Mickey Quicknumbers wrote:albusdumbledore wrote:skoobily doobily wrote:"Is there really a degree that prepares you for law school?"
No. Law is a unique field of study, and beyond good reading comprehension, solid writing skill, and sufficient analytic ability, you don't need any other preparation for law school.
Are there degrees from which graduates have the propensity to succeed in law school?
Yes, but probably only inasmuch as those graduates would be inherently better at law school whether or not they had earned that specific degree.
I don't understand what these last 4 pages are about.

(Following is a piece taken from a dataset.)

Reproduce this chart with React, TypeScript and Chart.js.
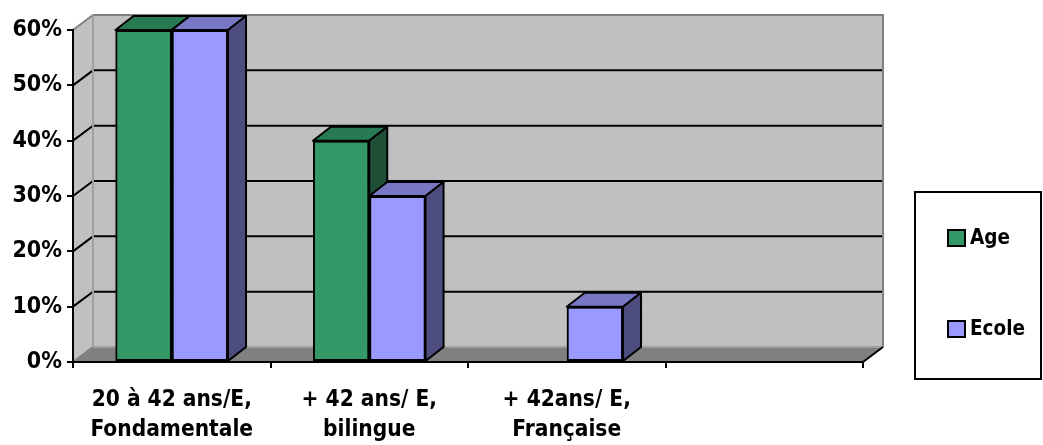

This would assume you can't gain better reading comprehension, writing skills, and analytic ability from one undergrad degree over another, which I think is patently false. Anyways, the answer to this thread is philosophy. If it is done right, it's heavily analytic (formal logic), forces you to read and understand ridiculously complex material, and will hone your writing skills at least as much as any other liberal arts major.
Misinterpretation.
The people with the "best" reading comprehension don't always get the highest grades, those are thresholds you need to succeed, not correlations. If you major in Philosophy and all the sudden you're able to enjoy reading The Critique of Pure Reason, it doesn't mean you're gaining an edge in LS, because the RC of the law itself is incredibly not that difficult.

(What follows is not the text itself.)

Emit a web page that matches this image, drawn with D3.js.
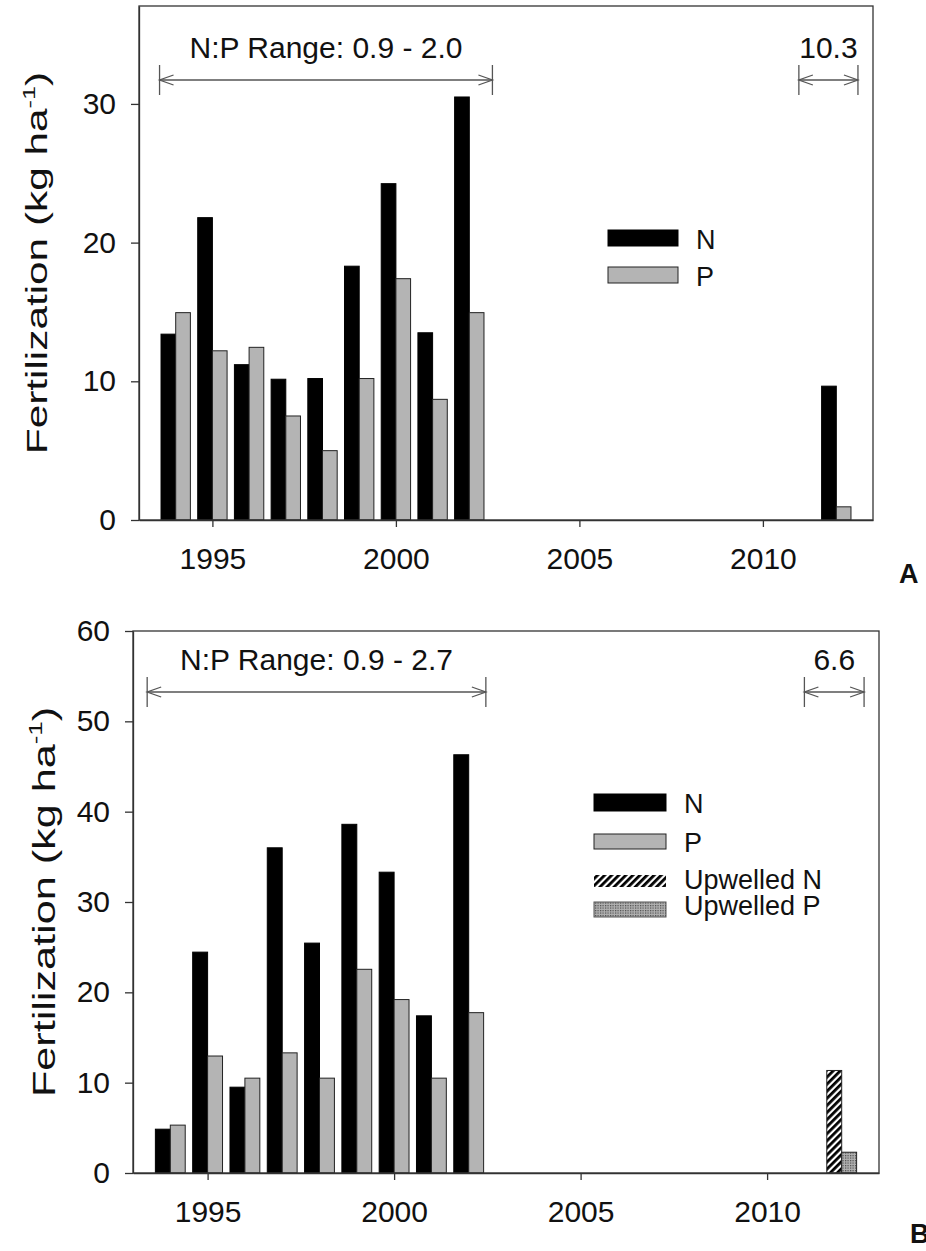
<!DOCTYPE html>
<html>
<head>
<meta charset="utf-8">
<script src="https://cdn.jsdelivr.net/npm/d3@7"></script>
<style>
  body { margin: 0; background: #fff; }
  svg { display: block; }
  text { font-family: "Liberation Sans", Arial, sans-serif; fill: #111; }
</style>
</head>
<body>
<svg id="chart" width="926" height="1251"></svg>
<script>
// ---- data ----
const years = [1994, 1995, 1996, 1997, 1998, 1999, 2000, 2001, 2002, 2012];

// panel A
const aN = [13.4, 21.8, 11.2, 10.15, 10.2, 18.3, 24.25, 13.5, 30.5, 9.65];
const aP = [14.95, 12.2, 12.45, 7.5, 5.0, 10.2, 17.4, 8.7, 14.95, 0.95];
const aYTicks = [0, 10, 20, 30];

// panel B (fertilizer years, then upwelled nutrients in 2012)
const bYears = [1994, 1995, 1996, 1997, 1998, 1999, 2000, 2001, 2002];
const bN = [4.85, 24.45, 9.5, 36.0, 25.45, 38.6, 33.3, 17.4, 46.3];
const bP = [5.3, 12.95, 10.5, 13.3, 10.5, 22.55, 19.2, 10.5, 17.75];
const upYears = [2012];
const upN = [11.35];
const upP = [2.3];
const bYTicks = [0, 10, 20, 30, 40, 50, 60];

const xTicks = [1995, 2000, 2005, 2010];

// N:P ratio annotations [from, to, label]
const aRanges = [[1993.56, 2002.63, "N:P Range: 0.9 - 2.0"], [2010.98, 2012.59, "10.3"]];
const bRanges = [[1993.38, 2002.46, "N:P Range: 0.9 - 2.7"], [2011.0, 2012.6, "6.6"]];

const svg = d3.select("#chart");
const defs = svg.append("defs");

const hatch = defs.append("pattern")
    .attr("id", "hatch")
    .attr("patternUnits", "userSpaceOnUse")
    .attr("width", 5).attr("height", 5)
    .attr("patternTransform", "rotate(45)");
hatch.append("rect").attr("width", 5).attr("height", 5).attr("fill", "#fff");
hatch.append("line")
    .attr("x1", 1.4).attr("y1", 0).attr("x2", 1.4).attr("y2", 5)
    .attr("stroke", "#000").attr("stroke-width", 2.8);

const dots = defs.append("pattern")
    .attr("id", "dots")
    .attr("patternUnits", "userSpaceOnUse")
    .attr("width", 2.5).attr("height", 2.5);
dots.append("rect").attr("width", 2.5).attr("height", 2.5).attr("fill", "#b0b0b0");
dots.append("rect").attr("width", 1.2).attr("height", 1.2).attr("fill", "#4a4a4a");

function arrowRange(g, x, y0, r) {
    const x1 = x(r[0]), x2 = x(r[1]);
    const col = "#555";
    g.append("line").attr("x1", x1).attr("x2", x2).attr("y1", y0).attr("y2", y0)
        .attr("stroke", col).attr("stroke-width", 1.3);
    [x1, x2].forEach((xx, i) => {
        const d = i === 0 ? 1 : -1;
        g.append("line").attr("x1", xx).attr("x2", xx).attr("y1", y0 - 15).attr("y2", y0 + 15)
            .attr("stroke", col).attr("stroke-width", 1.3);
        g.append("path")
            .attr("d", `M${xx + d * 14},${y0 - 5}L${xx},${y0}L${xx + d * 14},${y0 + 5}`)
            .attr("fill", "none").attr("stroke", col).attr("stroke-width", 1.3);
    });
    g.append("text")
        .attr("x", (x1 + x2) / 2).attr("y", y0 - 22)
        .attr("text-anchor", "middle")
        .attr("font-size", 30)
        .text(r[2]);
}

function drawPanel(cfg) {
    const x = d3.scaleLinear().domain([1993, 2013]).range([cfg.left, cfg.right]);
    const y = d3.scaleLinear().domain([0, cfg.yMax]).range([cfg.bottom, cfg.top]);
    const g = svg.append("g");

    // bars
    cfg.series.forEach(s => {
        g.selectAll(null)
            .data(s.values.map((v, i) => ({ year: s.years[i], v })))
            .join("rect")
            .attr("x", d => x(d.year + s.offset))
            .attr("width", x(1993.4) - x(1993))
            .attr("y", d => y(d.v))
            .attr("height", d => y(0) - y(d.v))
            .attr("fill", s.fill)
            .attr("stroke", s.stroke)
            .attr("stroke-width", 1);
    });

    // axes
    const ya = g.append("g")
        .attr("transform", `translate(${cfg.left},0)`)
        .call(d3.axisLeft(y).tickValues(cfg.yTicks).tickSize(8).tickPadding(15).tickSizeOuter(0));
    const xa = g.append("g")
        .attr("transform", `translate(0,${cfg.bottom})`)
        .call(d3.axisBottom(x).tickValues(xTicks).tickFormat(d3.format("d")).tickSize(7).tickPadding(21).tickSizeOuter(0));
    [ya, xa].forEach(a => {
        a.selectAll("text").attr("font-size", 30).attr("font-family", "Liberation Sans, Arial").attr("fill", "#111");
        a.selectAll("line, path").attr("stroke", "#333").attr("stroke-width", 1.3);
    });

    // frame
    g.append("rect")
        .attr("x", cfg.left).attr("y", cfg.top)
        .attr("width", cfg.right - cfg.left).attr("height", cfg.bottom - cfg.top)
        .attr("fill", "none").attr("stroke", "#333").attr("stroke-width", 1.3);

    // y label
    const yl = g.append("text")
        .attr("transform", `translate(${cfg.labelX},${(cfg.top + cfg.bottom) / 2}) rotate(-90) scale(${cfg.labelStretch},1)`)
        .attr("text-anchor", "middle")
        .attr("font-size", cfg.labelSize);
    yl.append("tspan").text("Fertilization (kg ha");
    yl.append("tspan").attr("font-size", cfg.labelSize * 0.6).attr("dy", -cfg.labelSize * 0.42).text("-1");
    yl.append("tspan").attr("dy", cfg.labelSize * 0.42).text(")");

    cfg.ranges.forEach(r => arrowRange(g, x, cfg.arrowY, r));

    // legend
    cfg.legend.forEach(l => {
        g.append("rect")
            .attr("x", cfg.legX).attr("y", l.y)
            .attr("width", cfg.legW).attr("height", l.h)
            .attr("fill", l.fill).attr("stroke", l.stroke).attr("stroke-width", 1);
        g.append("text")
            .attr("x", cfg.legX + cfg.legW + 18).attr("y", l.base)
            .attr("font-size", 27)
            .text(l.label);
    });

    svg.append("text")
        .attr("x", cfg.tagX).attr("y", cfg.tagY)
        .attr("font-family", "Liberation Serif, Times New Roman, serif")
        .attr("font-weight", "bold")
        .attr("font-size", 27)
        .text(cfg.tag);
}

drawPanel({
    left: 139, right: 873, top: 6, bottom: 520, yMax: 37.06,
    yTicks: aYTicks,
    series: [
        { years: years, values: aN, offset: -0.4, fill: "#000", stroke: "#000" },
        { years: years, values: aP, offset: 0, fill: "#b4b4b4", stroke: "#222" }
    ],
    labelX: 47, labelSize: 29, labelStretch: 1.46,
    ranges: aRanges, arrowY: 80,
    legX: 608, legW: 70,
    legend: [
        { label: "N", y: 230, h: 16, base: 249, fill: "#000", stroke: "#000" },
        { label: "P", y: 267, h: 16, base: 285.5, fill: "#b4b4b4", stroke: "#222" }
    ],
    tag: "A", tagX: 899, tagY: 583
});

drawPanel({
    left: 133, right: 879, top: 631, bottom: 1173, yMax: 60,
    yTicks: bYTicks,
    series: [
        { years: bYears, values: bN, offset: -0.4, fill: "#000", stroke: "#000" },
        { years: bYears, values: bP, offset: 0, fill: "#b4b4b4", stroke: "#222" },
        { years: upYears, values: upN, offset: -0.4, fill: "url(#hatch)", stroke: "#222" },
        { years: upYears, values: upP, offset: 0, fill: "url(#dots)", stroke: "#222" }
    ],
    labelX: 55, labelSize: 32, labelStretch: 1.35,
    ranges: bRanges, arrowY: 692,
    legX: 594, legW: 72,
    legend: [
        { label: "N", y: 794, h: 17, base: 812.7, fill: "#000", stroke: "#000" },
        { label: "P", y: 834, h: 15, base: 852.3, fill: "#b4b4b4", stroke: "#222" },
        { label: "Upwelled N", y: 875, h: 12, base: 889.3, fill: "url(#hatch)", stroke: "none" },
        { label: "Upwelled P", y: 902, h: 15, base: 915, fill: "url(#dots)", stroke: "#555" }
    ],
    tag: "B", tagX: 910, tagY: 1243
});
</script>
</body>
</html>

I didn't say that and I'm not sure how you can infer that from what I wrote. You only took one of the three areas I mentioned (reading, writing, analyzing). I fail to see how law school is mythically different from every other intellectual endeavor insofar as sharpening those skills doesn't help. I don't doubt that a fair amount of luck is involved in grades, but is it really so much that the top performers in the class could easily swap with the bottom dwellers? And if so, why doesn't that happen on a semester to semester basis?